Star Tribune

Business

Department stores past their prime as retail anchors

Bloomingdale's and other high-profile closures are causing malls to rethink their basic concept.

Article by: JANET MOORE , Star Tribune

Updated: January 9, 2012 - 3:31 PM

In the old days, mall economics were so simple: Plunk down two big department stores as anchors and sandwich smaller shops in between. Open doors.

But the past 20 years, the draw of the major department store has begun to erode, with many sold or shuttered as aging malls struggled to modernize. Remember Dayton's? Donaldson's? Powers?

The news last week that Bloomingdale's is leaving the Mall of America comes just after Sears' recent announcement that it was closing 25 of its "full-line" stores nationwide -- most of which are in anchor malls, although none in the Twin Cities.

"Department stores are not exactly dead, but they're obviously troubled," said retail historian Jack Thomas, of the website www.deadmalls.com. "Everyone wants one-stop shopping. The problem with department stores and malls is nobody wants to go to multiple stores to get what they need."

After word that Bloomingdale's will be shutting its doors in March, retail followers wondered whether the Bloomington megamall -- the nation's largest -- would be left with a gaping hole in its grin of retail offering.

Yet at the same time the news was confirmed, Mall of America officials excitedly announced a new cluster of "junior anchors" for the south end of the shopping center where Bloomingdale's now stands.
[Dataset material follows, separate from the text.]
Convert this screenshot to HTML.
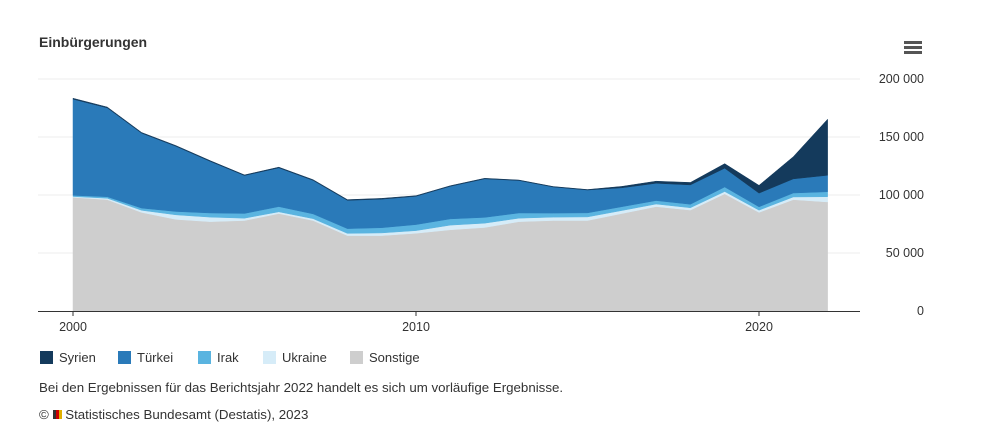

No tenants were revealed for the $30 million to $50 million project, but spokesman Daniel Jasper promised they would be "major international fashion-forward" retailers.

"A center of that magnitude won't have any problem leasing out that space," said Jessie Tron, spokesman for the International Council of Shopping Centers. Splitting up the space "will be a lot easier than trying to find one tenant to fill the whole space," he added.

Tron noted that the megamall's strategy of rethinking the traditional anchor space and replacing it with smaller stores has been tried in other regional malls, too. The success depends on the individual center and the retailers.

When Borders book stores went out of business, Rosedale could have been left with a highly visible vacancy on its east end. But two months after Borders left, Becker Furniture World opened in the 30,000-square-foot space at the Roseville mall.

"I'm not sure you'd call Becker or even our movie theaters traditional anchor stores, because they utilize a lot less space," said Rollin Hunsicker, Rosedale's general manager.

Some retail experts agree that reconfiguring Bloomingdale's 210,000-square-foot space and expanding the adjacent south court by renovating basement space could prove successful.

"It could be very positive," said Jim McComb, a veteran retail analyst with Minneapolis-based McComb Group Ltd.

"They have a lot of flexibility on how they deal with that space."

Edina's upscale Galleria is an example of a popular shopping mall that does not have a traditional department store anchor. And malls, in general, have evolved over the years. Some have adopted more of an outdoor concept while others have focused on outlet stores.

The struggles of Bloomingdale's in the Twin Cities market doesn't necessarily mean all department stores are withering in the Twin Cities -- Herberger's just opened a sparkling new store in Southdale Center.

"Bloomingdale's has never done well at the Mall of America," McComb said, noting that merchandising at that store has been quixotic. "Several years ago, I was walking through the store and saw a very large display of INC [International Concepts] merchandise, the Macy's house brand. I'd never seen that in any Bloomingdale's store anywhere else in the nation." (Macy's is Bloomingdale's' parent company.)

In announcing the closing last week, Bloomingdale's spokeswoman Marissa Vitagliano said the megamall store "wasn't meeting expectations." Another store in the Chicago area is to close, as well.

While it would be easy to say the iconic New York department store mistook Midwestern taste, experts say the Mall of America is not like the average 'Dale mall because it is also a tourist destination. Mall statistics indicate that a third of the 40 million annual visitors come from outside a 150-mile radius. That could be Iowa -- or Dubai.

"I would attribute this more [to] the normal churn of retail stores" in a difficult economy, said George John, a professor of marketing from the University of Minnesota's Carlson School of Management. "The Bloomingdale's brand is not going away and it isn't tarnished in any way. It's just the usual cycle of retail."